Yahara taught that the will is superior to weaponry. Thus, like the Japanese, contemporary enemies of the United States tend to follow a strategy of repurposing older weapons and technologies to fight superior U.S. technologies. Watch any newsreel today provided by the likes of ISIS, the Taliban, Al Qaeda, or other successful rogues. They have left behind captured air and ground systems in favor of an assortment of portable, low-tech substitutes carried by ground Soldiers—for example, shoulder-fired and tripod-mounted antiair and antitank missiles. Newer weapons of our enemies are also derivative in nature, from cell phones to off-the-shelf drones for aerial reconnaissance. Just as in Yahara’s day, the greatest killers of Americans remain the simple mortar, mine, and small arm.
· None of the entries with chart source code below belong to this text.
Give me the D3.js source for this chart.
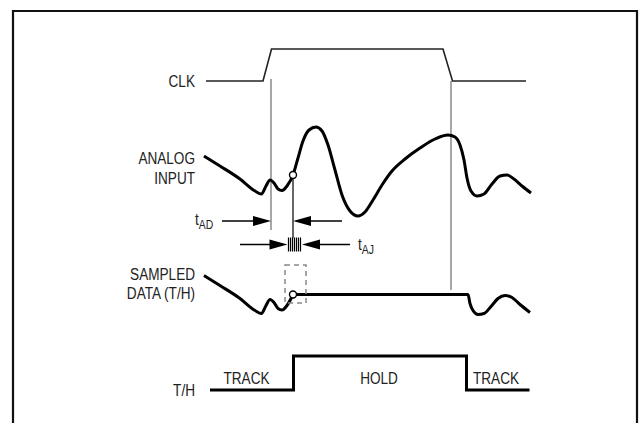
<!DOCTYPE html>
<html>
<head>
<meta charset="utf-8">
<script src="https://cdn.jsdelivr.net/npm/d3@7"></script>
<style>
  body { margin: 0; background: #fff; }
  svg text { font-family: "Liberation Sans", Arial, sans-serif; fill: #222; }
</style>
</head>
<body>
<div id="chart"></div>
<script>
// timing values (time in arbitrary units, amplitudes in arbitrary units)
const clkT = [2, 59, 67.5, 239, 248.5, 322];
const clkLevel = [0, 0, 1, 1, 0, 0];

const analogT = [0, 16, 36, 51, 57.5, 62, 66, 70, 74, 78, 83, 89, 94, 99, 105, 112, 118, 124, 131, 138, 146, 154, 161, 169, 178, 188, 201, 216, 231, 244, 251, 256, 260, 263, 267, 273, 280, 288, 296, 303, 310, 318, 327];
const analogV = [64, 54, 41, 29, 26, 34, 40, 37, 31, 29.5, 34, 45, 62, 79, 90, 93, 89, 75, 50, 25, 9, 4, 8, 20, 35, 49, 61, 72, 81, 85, 83, 75, 60, 42, 29, 24, 26, 36, 44, 45, 41, 34, 27];

const sampleT = 89;      // aperture point
const afterT = [264, 266, 269, 274, 280, 287, 294, 301, 308, 316, 326];
const afterV = [45, 36, 29, 25, 26, 33, 41, 44, 42, 35, 27];

const thT = [6, 89.5, 89.5, 262.5, 262.5, 325.5];
const thLevel = [0, 0, 1, 1, 0, 0];
const thStates = [["TRACK", 42.5], ["HOLD", 175], ["TRACK", 292]];

const rowLabels = [["CLK"], ["ANALOG", "INPUT"], ["SAMPLED", "DATA (T/H)"], ["T/H"]];

const w = 644, h = 423;
const svg = d3.select("#chart").append("svg").attr("width", w).attr("height", h);

// condensed text: regular face squeezed horizontally
const squeeze = 0.8, fs = 17;
function label(px, py, anchor) {
  return svg.append("g").attr("transform", `translate(${px},${py}) scale(${squeeze},1)`)
    .append("text").attr("text-anchor", anchor).attr("font-size", fs);
}

// frame
svg.append("path")
  .attr("d", "M13,423 V11 H637 V423")
  .attr("fill", "none").attr("stroke", "#111").attr("stroke-width", 2.2);

const x = d3.scaleLinear().domain([0, 330]).range([204, 534]);
const yClk = d3.scaleLinear().domain([0, 1]).range([81, 49]);
const yAn = d3.scaleLinear().domain([0, 100]).range([220, 120]);
const ySd = d3.scaleLinear().domain([0, 100]).range([339.5, 239.5]);
const yTh = d3.scaleLinear().domain([0, 1]).range([390, 356]);

// gray reference lines at clock edges
svg.append("line").attr("x1", x(67)).attr("x2", x(67)).attr("y1", 79).attr("y2", 230)
  .attr("stroke", "#8a8a8a").attr("stroke-width", 1.5);
svg.append("line").attr("x1", x(247)).attr("x2", x(247)).attr("y1", 81).attr("y2", 290)
  .attr("stroke", "#8a8a8a").attr("stroke-width", 1.5);

// CLK
const lin = d3.line();
svg.append("path")
  .attr("d", lin(clkT.map((t, i) => [x(t), yClk(clkLevel[i])])))
  .attr("fill", "none").attr("stroke", "#222").attr("stroke-width", 1.6);

// analog input
const smooth = d3.line().curve(d3.curveMonotoneX);
svg.append("path")
  .attr("d", smooth(analogT.map((t, i) => [x(t), yAn(analogV[i])])))
  .attr("fill", "none").attr("stroke", "#000").attr("stroke-width", 3);

// sampled data: track up to sample, hold, then track again
const sampleV = analogV[analogT.indexOf(sampleT)];
const pre = analogT.filter(t => t <= sampleT).map((t, i) => [x(t), ySd(analogV[i])]);
svg.append("path")
  .attr("d", smooth(pre))
  .attr("fill", "none").attr("stroke", "#000").attr("stroke-width", 3);
svg.append("path")
  .attr("d", smooth([[x(sampleT), ySd(sampleV)]].concat(afterT.map((t, i) => [x(t), ySd(afterV[i])]))))
  .attr("fill", "none").attr("stroke", "#000").attr("stroke-width", 3);

// dashed aperture box
svg.append("rect")
  .attr("x", x(81)).attr("y", 265).attr("width", x(102) - x(81)).attr("height", 38)
  .attr("fill", "none").attr("stroke", "#888").attr("stroke-width", 1.5).attr("stroke-dasharray", "5,4");

// sample instant vertical
svg.append("line").attr("x1", x(sampleT)).attr("x2", x(sampleT))
  .attr("y1", yAn(sampleV)).attr("y2", 238).attr("stroke", "#000").attr("stroke-width", 1.2);

// sample circles
[yAn(sampleV), ySd(sampleV)].forEach(cy => {
  svg.append("circle").attr("cx", x(sampleT)).attr("cy", cy).attr("r", 3.5)
    .attr("fill", "#fff").attr("stroke", "#000").attr("stroke-width", 1.4);
});

// arrows
function arrow(x0, tip, y) {
  const dir = tip > x0 ? 1 : -1;
  svg.append("line").attr("x1", x0).attr("x2", tip - dir * 10).attr("y1", y).attr("y2", y)
    .attr("stroke", "#000").attr("stroke-width", 1.5);
  svg.append("path")
    .attr("d", `M${tip},${y} L${tip - dir * 18},${y - 5} L${tip - dir * 18},${y + 5} Z`)
    .attr("fill", "#000");
}
arrow(222, x(67), 221);
arrow(342, x(sampleT), 221);
arrow(240, 287.5, 244.5);
arrow(350, 302, 244.5);

// jitter band
svg.selectAll("line.jit").data(d3.range(7)).enter().append("line")
  .attr("class", "jit")
  .attr("x1", d => 288.5 + d * 2).attr("x2", d => 288.5 + d * 2)
  .attr("y1", 237.5).attr("y2", 251.5)
  .attr("stroke", "#000").attr("stroke-width", 1.2);

// T/H
svg.append("path")
  .attr("d", lin(thT.map((t, i) => [x(t), yTh(thLevel[i])])))
  .attr("fill", "none").attr("stroke", "#000").attr("stroke-width", 3);

thStates.forEach(d => label(x(d[1]), 383.5, "middle").text(d[0]));

// row labels
const labelY = [[87], [163.5, 184], [280, 299], [396]];
rowLabels.forEach((lines, r) => {
  lines.forEach((s, j) => label(195, labelY[r][j], "end").text(s));
});

// timing parameter labels
const tad = label(195, 225, "start");
tad.append("tspan").text("t");
tad.append("tspan").attr("dy", 3.5).attr("font-size", 13).text("AD");
const taj = label(358, 250, "start");
taj.append("tspan").text("t");
taj.append("tspan").attr("dy", 3.5).attr("font-size", 13).text("AJ");
</script>
</body>
</html>
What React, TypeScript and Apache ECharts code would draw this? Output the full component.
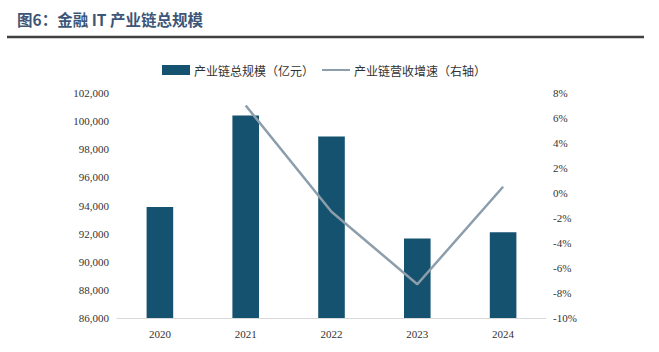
import React, { useEffect, useRef } from "react";
import * as echarts from "echarts";

const categories = ["2020", "2021", "2022", "2023", "2024"];
const scaleValues = [93900, 100400, 98900, 91650, 92100];
const growthValues: (number | null)[] = [null, 7.0, -1.5, -7.3, 0.5];
const barName = "产业链总规模（亿元）";
const lineName = "产业链营收增速（右轴）";
const titleText = "图6：金融 IT 产业链总规模";

export default function App() {
  const ref = useRef<HTMLDivElement>(null);
  useEffect(() => {
    if (!ref.current) return;
    const chart = echarts.init(ref.current, undefined, { renderer: "svg" });
    const axisFont = { fontFamily: "Liberation Serif", fontSize: 11, color: "#333333" };
    chart.setOption({
      animation: false,
      backgroundColor: "#ffffff",
      graphic: [
        {
          type: "text",
          left: 17,
          top: 11,
          style: {
            text: titleText,
            fontFamily: "Noto Sans CJK SC",
            fontWeight: "bold",
            fontSize: 15.5,
            fill: "#3d5677",
          },
        },
        {
          type: "line",
          shape: { x1: 7, y1: 37, x2: 644, y2: 37 },
          style: { stroke: "#404040", lineWidth: 2.5 },
        },
      ],
      legend: {
        left: 157,
        top: 59,
        itemWidth: 28,
        itemHeight: 10,
        itemGap: 8,
        textStyle: { fontFamily: "Noto Sans CJK SC", fontSize: 12, color: "#333333", padding: [0, 0, 0, -1] },
        data: [
          { name: barName, icon: "rect" },
          { name: lineName, icon: "path://M0,0h30v2.2h-30z" },
        ],
      },
      grid: { left: 117, right: 113, top: 93, bottom: 34 },
      xAxis: {
        type: "category",
        data: categories,
        axisLine: { onZero: false, lineStyle: { color: "#d9d9d9", width: 1 } },
        axisTick: { show: false },
        axisLabel: { ...axisFont, margin: 10 },
      },
      yAxis: [
        {
          type: "value",
          min: 86000,
          max: 102000,
          interval: 2000,
          splitLine: { show: false },
          axisLine: { show: false },
          axisTick: { show: false },
          axisLabel: {
            ...axisFont,
            margin: 8,
            formatter: (v: number) => v.toLocaleString("en-US"),
          },
        },
        {
          type: "value",
          min: -10,
          max: 8,
          interval: 2,
          splitLine: { show: false },
          axisLine: { show: false },
          axisTick: { show: false },
          axisLabel: { ...axisFont, margin: 7, formatter: "{value}%" },
        },
      ],
      series: [
        {
          name: barName,
          type: "bar",
          data: scaleValues,
          barWidth: "31%",
          itemStyle: { color: "#15526f" },
        },
        {
          name: lineName,
          type: "line",
          yAxisIndex: 1,
          data: growthValues,
          showSymbol: false,
          symbol: "none",
          lineStyle: { color: "#8c9eab", width: 2.5 },
          itemStyle: { color: "#8c9eab" },
        },
      ],
    });
    return () => chart.dispose();
  }, []);
  return <div ref={ref} style={{ width: 659, height: 352, position: "absolute", left: 0, top: 0 }} />;
}
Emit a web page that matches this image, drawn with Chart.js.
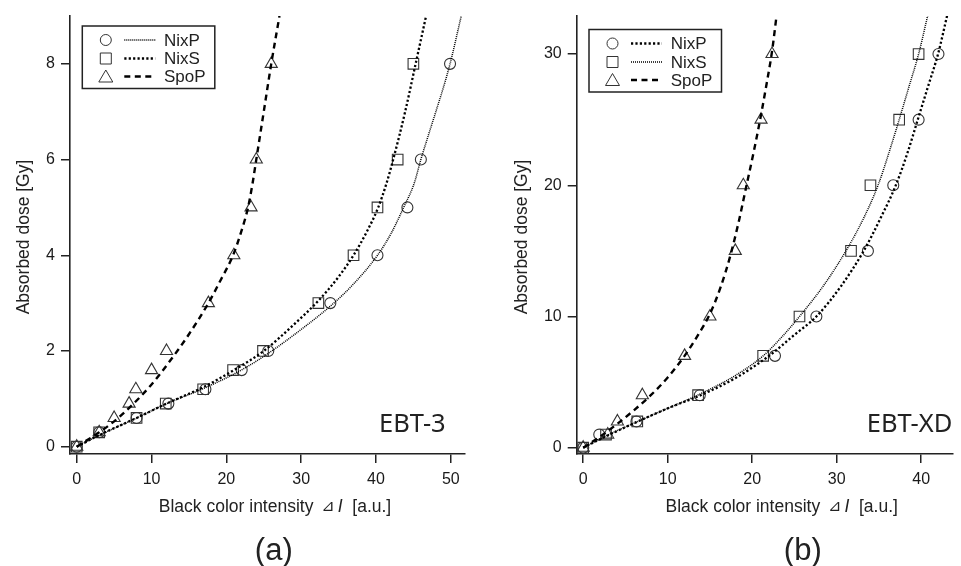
<!DOCTYPE html>
<html lang="en">
<head>
<meta charset="UTF-8">
<title>Dose response of EBT-3 and EBT-XD films</title>
<script src="https://cdn.jsdelivr.net/npm/chart.js"></script>
<style>
  body { margin: 0; background: #fff; }
  .panel { position: absolute; top: 0; }
</style>
</head>
<body>
<div class="panel" style="left:0"><canvas id="chartA" width="480" height="566"></canvas></div>
<div class="panel" style="left:480px"><canvas id="chartB" width="481" height="566"></canvas></div>

<script>
// ---- (a) EBT-3 : measured points, dose [Gy] vs black color intensity
const ebt3Dose = [0, 0.3, 0.6, 0.9, 1.2, 1.6, 2, 3, 4, 5, 6, 8];
const ebt3NixP = [0, 3, 8, 12.25, 17.2, 22.05, 25.6, 33.9, 40.2, 44.2, 46.0, 49.9];
const ebt3NixS = [0, 3, 8, 11.9, 16.9, 20.9, 24.9, 32.3, 37.0, 40.2, 42.9, 45.0];
const ebt3SpoP = [0, 3, 5, 7, 7.9, 10, 12, 17.6, 21.0, 23.3, 24.0, 26.0];

// fitted curves, [intensity, dose]
const ebt3FitNixP = [[0,0],[3,0.24],[8,0.6],[12,0.9],[17,1.22],[22,1.6],[25.6,1.95],[30,2.45],[34,2.95],[37,3.4],[40.2,4.0],[42,4.45],[43.7,5.0],[45.1,5.5],[46.0,6.0],[48.0,7.0],[49.0,7.5],[49.9,8.0],[51.4,9.0]];
const ebt3FitNixS = [[0,0],[3,0.24],[8,0.6],[12,0.9],[17,1.25],[21,1.6],[25,2.0],[29,2.55],[32.3,3.05],[35,3.55],[37,4.0],[38.8,4.5],[40.3,5.0],[41.4,5.5],[42.3,6.0],[43.9,7.0],[45.3,8.0],[46.7,9.0]];
const ebt3FitSpoP = [[0,0],[3,0.3],[5,0.53],[7.4,0.87],[10,1.3],[12.5,1.8],[15,2.35],[17.6,3.0],[19.3,3.5],[20.9,4.0],[22.0,4.5],[22.9,5.0],[23.5,5.5],[24.0,6.0],[25.0,7.0],[26.0,8.0],[27.1,9.0]];

// ---- (b) EBT-XD
const xdDose = [0, 1, 2, 4, 7, 10, 15, 20, 25, 30];
const xdNixP = [0, 1.9, 6.3, 13.8, 22.7, 27.6, 33.7, 36.7, 39.7, 42.05];
const xdNixS = [0, 2.7, 6.4, 13.6, 21.3, 25.6, 31.7, 34.0, 37.4, 39.7];
const xdSpoP = [0, 2.9, 4.05, 7.0, 12.0, 15.0, 18.0, 18.95, 21.05, 22.35];

const xdFitNixP = [[0,0],[2,0.65],[6.3,1.95],[10,3.0],[13.9,4.0],[18,5.3],[22.0,7.0],[25,8.6],[27.6,10],[30.5,12.3],[33.2,15],[35.2,17.5],[37.0,20],[38.4,22.5],[39.6,25],[40.85,27.6],[42.0,30],[43.1,33]];
const xdFitNixS = [[0,0],[2.7,0.9],[6.3,1.95],[10,3.0],[13.7,4.05],[18,5.5],[21.3,7.0],[23.6,8.5],[25.6,10],[28.5,12.4],[31.1,15],[33.2,17.5],[34.9,20],[36.2,22.5],[37.4,25],[38.6,27.6],[39.7,30],[40.8,33]];
const xdFitSpoP = [[0,0],[2,0.85],[4,1.8],[6,2.85],[8,4.0],[10,5.35],[12,7.0],[13.6,8.6],[15,10.2],[16.3,12.3],[17.4,14.6],[18.4,17.2],[19.3,19.9],[20.2,22.6],[21.0,25.2],[21.7,27.7],[22.35,30.2],[22.9,33]];

// axis ticks
const ebt3XTicks = [0, 10, 20, 30, 40, 50];
const ebt3YTicks = [0, 2, 4, 6, 8];
const xdXTicks = [0, 10, 20, 30, 40];
const xdYTicks = [0, 10, 20, 30];

const seriesNames = ['NixP', 'NixS', 'SpoP'];

// line styles
const FINE = { width: 1.5, dash: [1, 1] };
const DOTS = { width: 2.3, dash: [2.2, 2.2] };
const DASH = { width: 2.4, dash: [6, 4.5] };
const MARKERS = [
    { style: 'circle', radius: 5.5 },
    { style: 'rect', radius: 7.5 },
    { style: 'triangle', radius: 7 }
];

function points(xs, ys) {
    return xs.map((x, i) => ({ x: x, y: ys[i] }));
}
function curve(pairs) {
    return pairs.map(p => ({ x: p[0], y: p[1] }));
}

function markerSet(label, data, m) {
    return {
        label: label, data: data, showLine: false,
        pointStyle: m.style, pointRadius: m.radius, pointHoverRadius: m.radius,
        pointBorderWidth: 1.1, borderColor: '#333', backgroundColor: 'rgba(0,0,0,0)'
    };
}
function fitSet(label, data, st) {
    return {
        label: label + ' fit', data: data, showLine: true, pointRadius: 0,
        borderColor: '#000', borderWidth: st.width, borderDash: st.dash,
        borderCapStyle: 'butt', cubicInterpolationMode: 'monotone', fill: false
    };
}

function axis(min, max, ticks, isX, size) {
    return {
        type: 'linear', min: min, max: max,
        afterBuildTicks: s => { s.ticks = ticks.map(v => ({ value: v })); },
        afterFit: s => { if (isX) s.height = size; else s.width = size; },
        grid: { drawOnChartArea: false, drawTicks: true, tickLength: 9, color: '#222', lineWidth: 1.5 },
        border: { display: true, color: '#222', width: 1.6 },
        ticks: {
            font: { family: 'Liberation Sans', size: 16 }, color: '#1a1a1a',
            padding: isX ? 7 : 6, maxRotation: 0, autoSkip: false
        },
        title: { display: false }
    };
}

const FONT = '"Liberation Sans", "DejaVu Sans", "Noto Sans CJK JP", sans-serif';

// text, legend and labels drawn on top
const extras = {
    id: 'extras',
    afterDraw(chart, args, o) {
        const ctx = chart.ctx;
        const a = chart.chartArea;
        ctx.save();
        ctx.fillStyle = '#222';
        ctx.strokeStyle = '#222';

        // y title
        ctx.save();
        ctx.translate(o.yTitleX, (a.top + a.bottom) / 2 + 2);
        ctx.rotate(-Math.PI / 2);
        ctx.font = '17.5px ' + FONT;
        ctx.textAlign = 'center';
        ctx.textBaseline = 'middle';
        ctx.fillText('Absorbed dose [Gy]', 0, 0);
        ctx.restore();

        // x title with italic I
        const parts = [
            { t: 'Black color intensity ', f: '17.5px ' + FONT, gap: 3 },
            { t: '\u22BF', f: '16px "DejaVu Sans", "Noto Sans CJK JP", sans-serif', gap: 3 },
            { t: 'I', f: 'italic 17.5px ' + FONT, gap: 0 },
            { t: '  [a.u.]', f: '17.5px ' + FONT, gap: 0 }
        ];
        let total = 0;
        parts.forEach(p => { ctx.font = p.f; p.w = ctx.measureText(p.t).width; total += p.w + p.gap; });
        let x = a.left + o.xTitleCenter - total / 2;
        ctx.textAlign = 'left';
        ctx.textBaseline = 'middle';
        parts.forEach(p => { ctx.font = p.f; ctx.fillText(p.t, x, 507); x += p.w + p.gap; });

        // legend
        const bx = a.left + 12.3, by = o.legendTop, bw = 132.5, bh = 62.5;
        ctx.lineWidth = 1.5;
        ctx.strokeRect(bx, by, bw, bh);
        const rows = [14, 32.5, 50.5];
        ctx.font = '17px ' + FONT;
        o.styles.forEach((st, i) => {
            const ry = by + rows[i];
            const sx = bx + 23.5;
            ctx.lineWidth = 1;
            ctx.setLineDash([]);
            ctx.strokeStyle = '#333';
            ctx.beginPath();
            if (i === 0) ctx.arc(sx, ry, 5.5, 0, Math.PI * 2);
            if (i === 1) ctx.rect(sx - 5.5, ry - 5.5, 11, 11);
            if (i === 2) { ctx.moveTo(sx, ry - 6.5); ctx.lineTo(sx + 7, ry + 5.5); ctx.lineTo(sx - 7, ry + 5.5); ctx.closePath(); }
            ctx.stroke();
            ctx.strokeStyle = '#000';
            ctx.lineWidth = st.width;
            ctx.setLineDash(st.dash);
            ctx.beginPath();
            ctx.moveTo(bx + 42, ry);
            ctx.lineTo(bx + 73, ry);
            ctx.stroke();
            ctx.setLineDash([]);
            ctx.fillText(seriesNames[i], bx + 81.7, ry + 1);
        });

        // film label
        ctx.font = '25.5px "Noto Sans", sans-serif';
        ctx.textAlign = 'left';
        ctx.fillText(o.film, o.filmX, 425);

        // panel label
        ctx.font = '31px ' + FONT;
        ctx.textAlign = 'center';
        ctx.fillText(o.panel, o.panelX, 551);
        ctx.restore();
    }
};

function makeChart(id, d) {
    const datasets = [
        fitSet('NixP', curve(d.fits[0]), d.styles[0]),
        fitSet('NixS', curve(d.fits[1]), d.styles[1]),
        fitSet('SpoP', curve(d.fits[2]), d.styles[2]),
        markerSet('NixP', points(d.marks[0], d.dose), MARKERS[0]),
        markerSet('NixS', points(d.marks[1], d.dose), MARKERS[1]),
        markerSet('SpoP', points(d.marks[2], d.dose), MARKERS[2])
    ];
    new Chart(document.getElementById(id), {
        type: 'scatter',
        data: { datasets: datasets },
        plugins: [extras],
        options: {
            responsive: false, animation: false, devicePixelRatio: 1,
            layout: { padding: { left: 0, top: 16, right: d.padRight, bottom: 72 } },
            scales: {
                x: axis(d.xMin, d.xMax, d.xTicks, true, 40),
                y: axis(d.yMin, d.yMax, d.yTicks, false, d.yWidth)
            },
            plugins: {
                legend: { display: false },
                tooltip: { enabled: false },
                extras: {
                    styles: d.styles, yTitleX: d.yTitleX, xTitleCenter: 205,
                    legendTop: d.legendTop, film: d.film, filmX: d.filmX,
                    panel: d.panel, panelX: d.panelX
                }
            }
        }
    });
}

makeChart('chartA', {
    dose: ebt3Dose, marks: [ebt3NixP, ebt3NixS, ebt3SpoP],
    fits: [ebt3FitNixP, ebt3FitNixS, ebt3FitSpoP],
    styles: [FINE, DOTS, DASH],
    xMin: -0.9, xMax: 51.9, yMin: -0.153, yMax: 9.0,
    xTicks: ebt3XTicks, yTicks: ebt3YTicks,
    yWidth: 70, padRight: 15, yTitleX: 24, legendTop: 26,
    film: 'EBT-3', filmX: 379, panel: '(a)', panelX: 273.8
});

makeChart('chartB', {
    dose: xdDose, marks: [xdNixP, xdNixS, xdSpoP],
    fits: [xdFitNixP, xdFitNixS, xdFitSpoP],
    styles: [DOTS, FINE, DASH],
    xMin: -0.77, xMax: 43.7, yMin: -0.48, yMax: 32.9,
    xTicks: xdXTicks, yTicks: xdYTicks,
    yWidth: 96.7, padRight: 1, yTitleX: 41.7, legendTop: 29.5,
    film: 'EBT-XD', filmX: 386.7, panel: '(b)', panelX: 322.8
});
</script>
</body>
</html>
The tactics employed by Yahara remain the tactics of choice for all contemporary enemies: hide from orbiting aircraft and drones, and dig in, fortify, disperse, and hide in cities among the people, where the Americans will not strike. Fight close and make human shields of the innocent to obviate the killing effects of U.S. tactical weapons. Use social media to showcase every error that causes casualties. The Americans who fought and destroyed Yahara’s army fought a “war without mercy.” By 1945 revelations of endless Japanese atrocities in the Philippines, human banzai attacks on virtually every defended atoll, and of the thousands of Americans dead from aerial kamikaze suicide attacks had left U.S. Soldiers without empathy for their enemy. The Japanese had become so dehumanized that “any dead Jap was a good Jap.” Things are different now. If alive today Yahara would envy our enemies who exploit rules of engagement to extract themselves from losing fights. Of course, our enemies fight without such rules.
If war were a football game, Yahara’s asymmetric warfare team would yield a winning record of five-two-two over the seventy years since Okinawa. Enemies such as Saddam in 1991 and any number of other Middle Eastern conventional wannabies would suffer a zero-and-seven season when attempting to mimic Western states in the use of their conventional (and expensive) weapons and doctrine.